Grant application timing also plays a large role in determining what projects to pursue and when. Henson said he believes there might be a few more opportunities to find money before the end of the year, but he did not specify from where.
"We'll come back around next year, if we can't find it this year."
Henson visited Columbus on Thursday for the Ohio Legislative Trails Caucus, where a group of lawmakers met with trail advocates to discuss strategies for implementing bike-friendly and walkability plans across the state.
"The folks in Columbus are trying to get a handle on what it is they can do to promote the development of a robust bicycle trail network in Ohio," Henson said. Thursday's conference was the first in what Henson said he hopes is a long-lasting, statewide conversation.
Competition for money extends beyond bike share. Along with the Ohio River West Trail, the city's Department of Transportation and Engineering has prioritized the Wasson Way mixed-use trail project as a current focus of fundraising efforts. The city purchased the land required to build the 4-mile Wasson trail in 2016, and advocates hope for a groundbreaking soon.
City Hall hasn't announced an official groundbreaking date for the Wasson Way trail.
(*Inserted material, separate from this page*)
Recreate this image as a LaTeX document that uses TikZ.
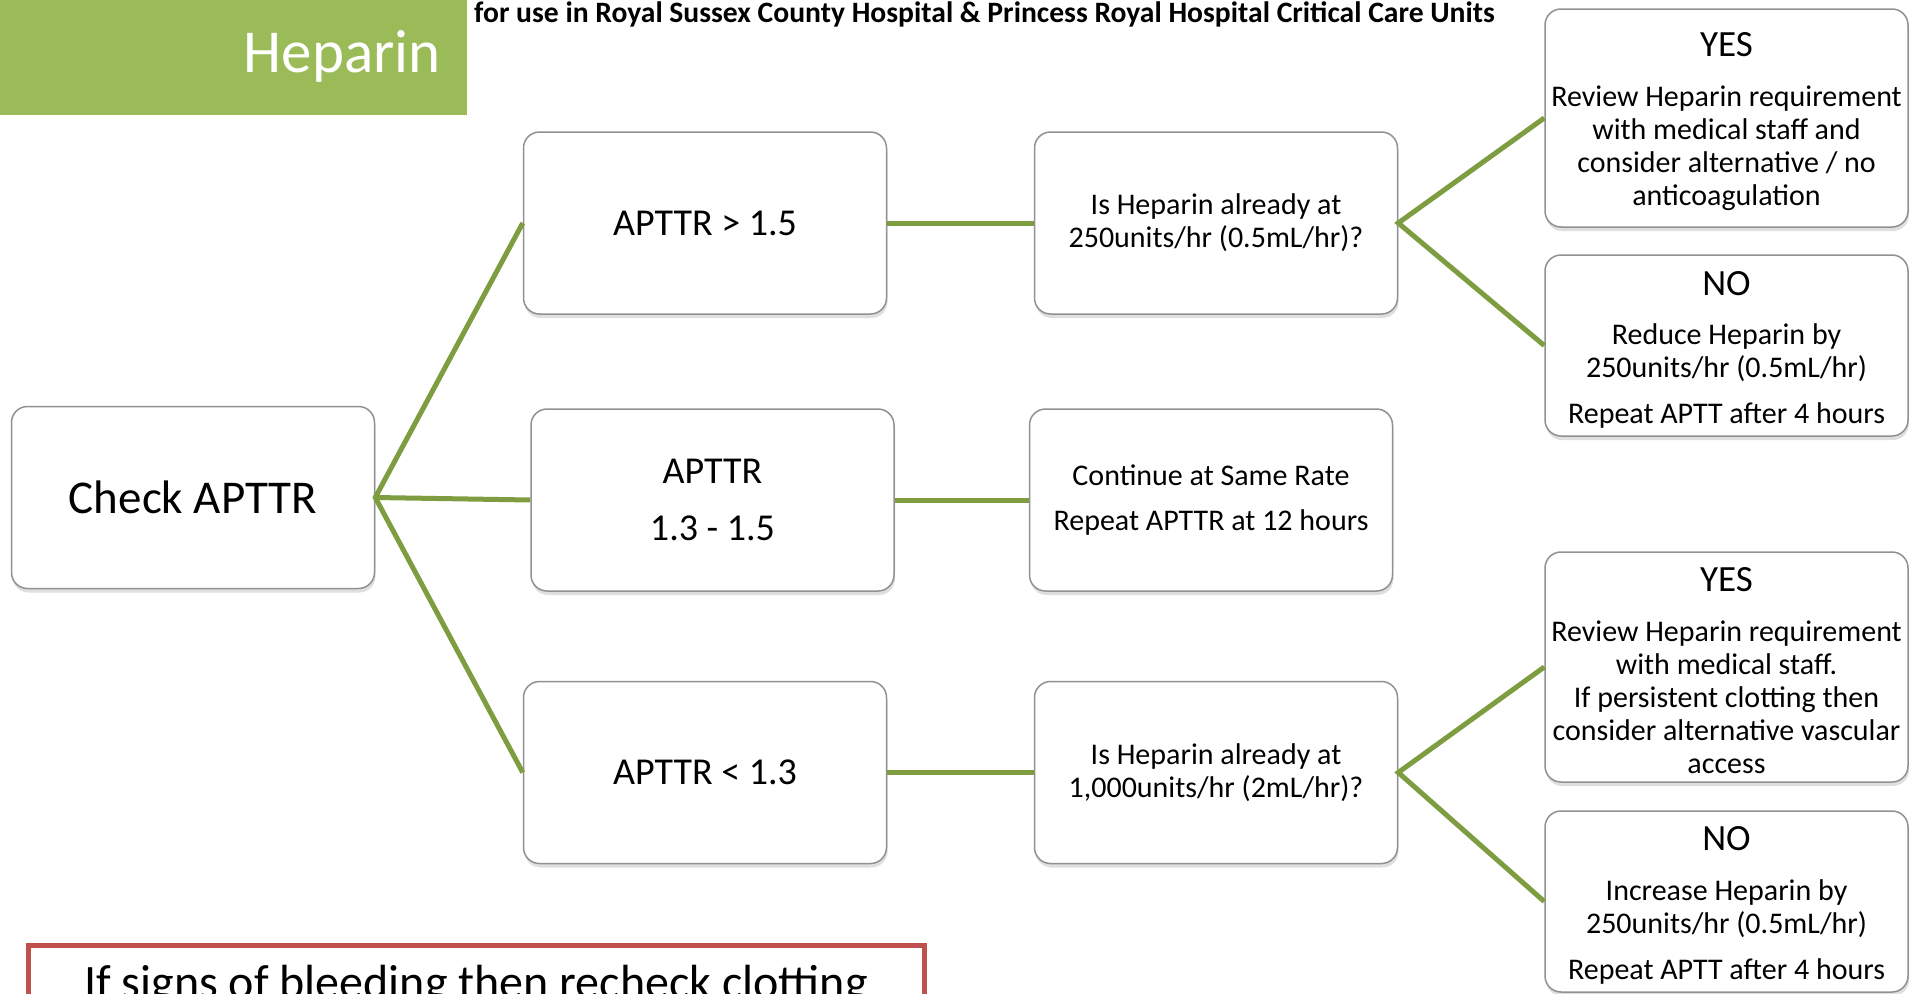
\documentclass[tikz,border=0pt]{standalone}
\usepackage{fontspec}
\setmainfont{Carlito}
\usetikzlibrary{shadows}

\definecolor{hepgreen}{RGB}{155,187,89}
\definecolor{linkgreen}{RGB}{125,157,64}
\definecolor{alertred}{RGB}{192,80,77}
\definecolor{boxgray}{RGB}{145,145,145}

\newcommand\answer[1]{{\fontsize{37}{44}\selectfont\rule{0pt}{32pt}#1}}

\begin{document}
\begin{tikzpicture}[x=1pt,y=-1pt,
  box/.style={draw=boxgray, line width=1.5pt, rounded corners=16pt, fill=white,
    drop shadow={shadow xshift=1pt, shadow yshift=-4pt, opacity=0.25},
    minimum width=363pt, minimum height=182pt, inner sep=0pt, align=center,
    font=\fontsize{30}{33}\selectfont},
  link/.style={draw=linkgreen, line width=5pt, line join=miter}]

\useasboundingbox (0,0) rectangle (1916,993);
\clip (0,0) rectangle (1916,993);

% header
\fill[hepgreen] (0,0) rectangle (467,115);
\node[anchor=base east, inner sep=0pt, text=white, font=\fontsize{61}{70}\selectfont]
  (hep) at (441,72) {Heparin};
\node[anchor=base west, inner sep=0pt, font=\bfseries\fontsize{29.6}{34}\selectfont]
  (title) at (474,23) {for use in Royal Sussex County Hospital \& Princess Royal Hospital Critical Care Units};

% first column
\node[box, font=\fontsize{47}{56}\selectfont] (chk) at (193,497.5) {Check APTTR};

% APTTR ranges
\node[box, font=\fontsize{38}{45}\selectfont] (hi)  at (705,223)   {APTTR > 1.5};
\node[box, font=\fontsize{38}{45}\selectfont] (mid) at (712.5,500) {APTTR\\[12pt] 1.3 - 1.5};
\node[box, font=\fontsize{38}{45}\selectfont] (lo)  at (705,772.5) {APTTR < 1.3};

% questions
\node[box] (hiq)  at (1216,223)   {Is Heparin already at\\ 250units/hr (0.5mL/hr)?};
\node[box] (same) at (1211,500)   {Continue at Same Rate\\[12pt] Repeat APTTR at 12 hours};
\node[box] (loq)  at (1216,772.5) {Is Heparin already at\\ 1,000units/hr (2mL/hr)?};

% answers
\node[box, minimum height=218pt] (hiyes) at (1726.5,118)
  {\answer{YES}\\[17pt] Review Heparin requirement\\ with medical staff and\\ consider alternative / no\\ anticoagulation};
\node[box, minimum height=181pt] (hino) at (1726.5,345.5)
  {\answer{NO}\\[16pt] Reduce Heparin by\\ 250units/hr (0.5mL/hr)\\[13pt] Repeat APTT after 4 hours};
\node[box, minimum height=230pt] (loyes) at (1726.5,667)
  {\answer{YES}\\[17pt] Review Heparin requirement\\ with medical staff.\\ If persistent clotting then\\ consider alternative vascular\\ access};
\node[box, minimum height=181pt] (lono) at (1726.5,901.5)
  {\answer{NO}\\[17pt] Increase Heparin by\\ 250units/hr (0.5mL/hr)\\[13pt] Repeat APTT after 4 hours};

% warning
\node[draw=alertred, line width=5pt, anchor=north, minimum width=896pt,
  inner xsep=0pt, inner ysep=21pt, text height=32pt, text depth=12pt,
  font=\fontsize{48}{58}\selectfont] (bleed) at (476,943)
  {If signs of bleeding then recheck clotting};

% links
\draw[link] (hi.west) -- (chk.east) -- (lo.west);
\draw[link] (chk.east) -- (mid.west);
\draw[link] (hi.east) -- (hiq.west);
\draw[link] (mid.east) -- (same.west);
\draw[link] (lo.east) -- (loq.west);
\draw[link] (hiyes.west) -- (hiq.east) -- (hino.west);
\draw[link] (loyes.west) -- (loq.east) -- (lono.west);
\end{tikzpicture}
\end{document}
In the meantime, it's back to the drawing board for filling the trail gap on Kellogg Avenue. It's a connection Henson called "essential" to encouraging more people to pick up their bikes and ride.
"The Salem to Sutton connection is essential along Kellogg," he said. "This would have connected it. It creates an active transportation route from Five Mile (Road) to Lunken Airport."
The value a connection from Salem to Sutton offers, Henson said, is making biking more accessible to more people.
"We need to find ways to accommodate the interested folks who are never going to be the fearless folks," he said. "This connection would attract those interested folks."